In DNA replication, the role of helicase is to unwind the strand by breaking the hydrogen bonds that hold that two strands together.

All of the other answer choices describe a role performed by a different DNA replication enzyme. Let's go ahead and review these.

• Lays down an RNA primer so that the synthesis of complementary daughter DNA can occur

This enzyme is called Primase.

• Stitches together the various daughter DNA fragments into a single strand

This enzyme is called DNA Ligase. It is able to join the okazaki fragments formed on the lagging strand, as well as any other areas where there is a break in the strand.

• Holds the parent DNA strands in place during replication to prevent them from associating with one another

This enzyme is known as single-strand binding protein.

DNA polymerase I is in prokaryotes only. It degrades the RNA primer and fills in the gap with DNA. DNA polymerase III has synthesis and proofreads with exonuclease. This is also in prokaryotes only. It elongates the leading strand by adding deoxynucleotides to the 3’ end. It elongates the lagging strand until it reaches primer of preceding fragment. exonuclease activity “proofreads” each added nucleotide. The function of DNA polymerase II is unknown.

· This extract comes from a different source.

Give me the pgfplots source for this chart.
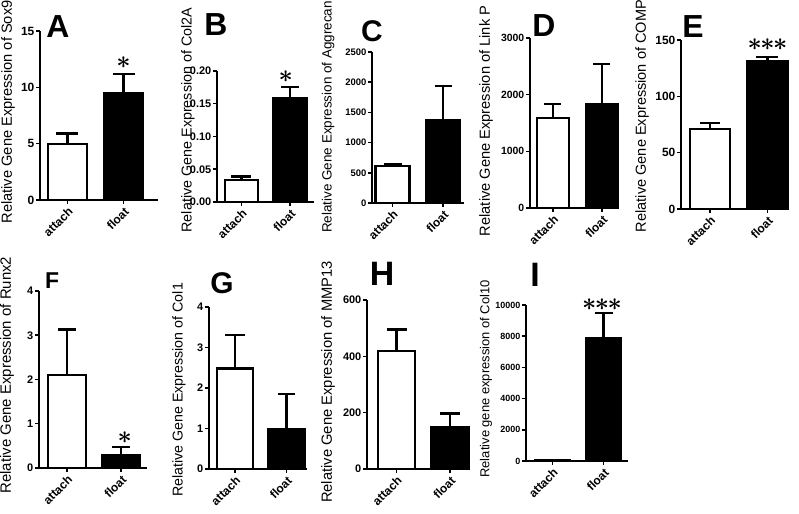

Remember, it’s complementary and antiparallel. Therefore, when writing the complement of the DNA sequence, it’s 3’ to 5’, so you must change answer to be 5’ to 3’.

Because the lagging strand is created in various separate segments during DNA replication, after polymerization they must be joined together by an enzyme. The enzyme that is responsible for these connections is DNA ligase.

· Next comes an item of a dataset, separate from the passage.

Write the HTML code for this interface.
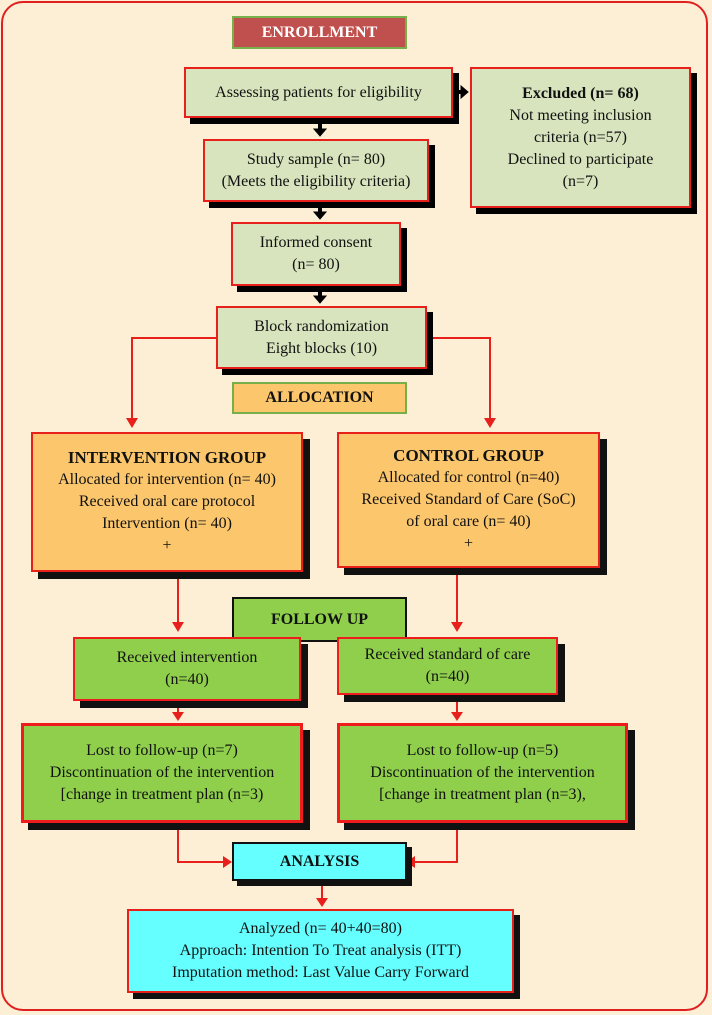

Topoisomerase I functions as a stress reliever during DNA replication. DNA coils and supercoils, and without topoisomerase, the tension caused by this winding would not be able to dissipate.

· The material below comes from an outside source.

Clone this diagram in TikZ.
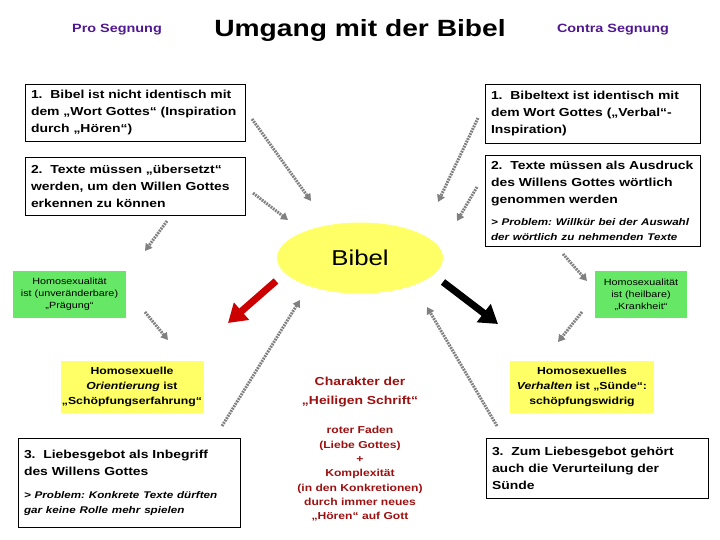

The correct matches between prokaryotic DNA polymerase type and function are:

DNA polymerase I - fills in gaps in lagging strand

DNA polymerase II - DNA repair

DNA polymerase III - primary enzyme for DNA synthesis

Note: The functions of certain DNA polymerases in eukaryotes and prokaryotes are not the same.

Ribonucleotide reductase regulates the rate of DNA synthesis and the total DNA to cell mass ratio. The enzyme converts adenosine diphosphate (ADP), guanosine diphosphate (GDP), cytidine diphosphate (CDP), uridine diphosphate (UDP). The ribonucleotide thymidine diphosphate is not a substrate for this enzyme. Thymidine nucleotides are products of another enzyme: thymidylate kinase.

Purines can be synthesized de novo from ribose phosphate. 5-phosphoribosylamine is converted to inosine monophosphate, which is an intermediary for adenine monophosphate and guanine monophosphate production. The reaction requires the presence of glycine, aspartate and glutamine, but not lysine.

Phosphoribosyl pyrophosphate (PRPP) is a precursor of both purines (adenine and guanine), as well as pyrimidines (cytosine, uracil, and thymine) in nucleotide synthesis. In certain enzyme deficiencies, levels of PRPP can increase leading indirectly to uric acid production and gout.